As a student and aspiring journalist, I do not believe that the recently passed Protection of Online Falsehoods and Manipulation Act (Pofma) is the best way to tackle the problem of fake news.
As Singaporeans, we pride ourselves on having a world-class education system. So perhaps the solution to fake news can be found in the classroom.
Secondary school students are taught critical thinking skills during their humanities classes, such as how to corroborate sources and interpret cartoons. However, the sources examined in these classes often come from traditional media, such as newspapers and print magazines.
In traditional media, content typically must go through an editor before it is published, in the interests of ensuring minimal errors and misinformation.
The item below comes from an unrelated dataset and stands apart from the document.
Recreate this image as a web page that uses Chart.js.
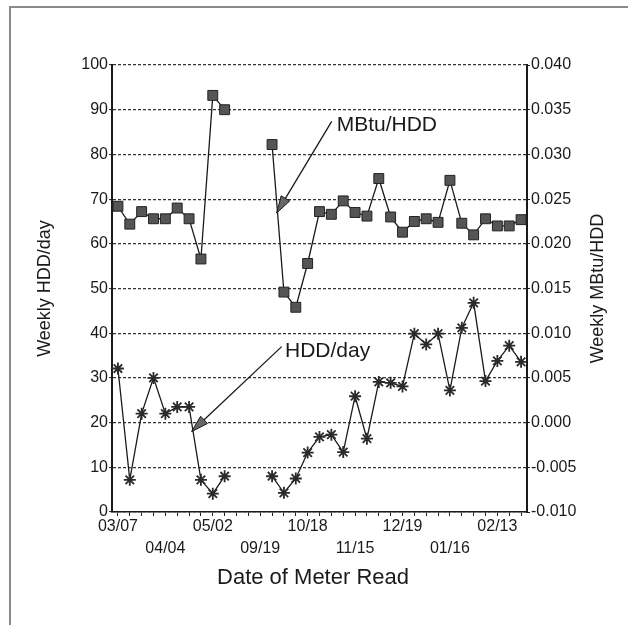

But the vast majority of online content is not fact-checked at all. Digital technology allows users to manipulate content like photos and videos easily.
If our lawmakers are so concerned with online falsehoods, why not include new media sources to the school curriculum?
In Finland, schools are pioneering this approach to combat fake news. According to recent reports, students in Finland aged 15 to 16 are taught to examine claims they find in YouTube videos and social media posts. They learn to compare media biases in different articles, and the impact misinformation has on readers.
I'm glad to hear that Singaporean representatives have travelled to Finland to learn more about this curriculum.
Classes on basic journalism could also pave the way to a more media-literate Singapore. By learning the rigorous standards by which journalists source information, we might more easily spot sloppy writing or baseless claims.
Pofma may hinder the spread of fake news, but a more sustainable objective would be to rob fake news of its power over readers in the first place.
The better solution would be to pave the way to media literacy in Singaporeans from young.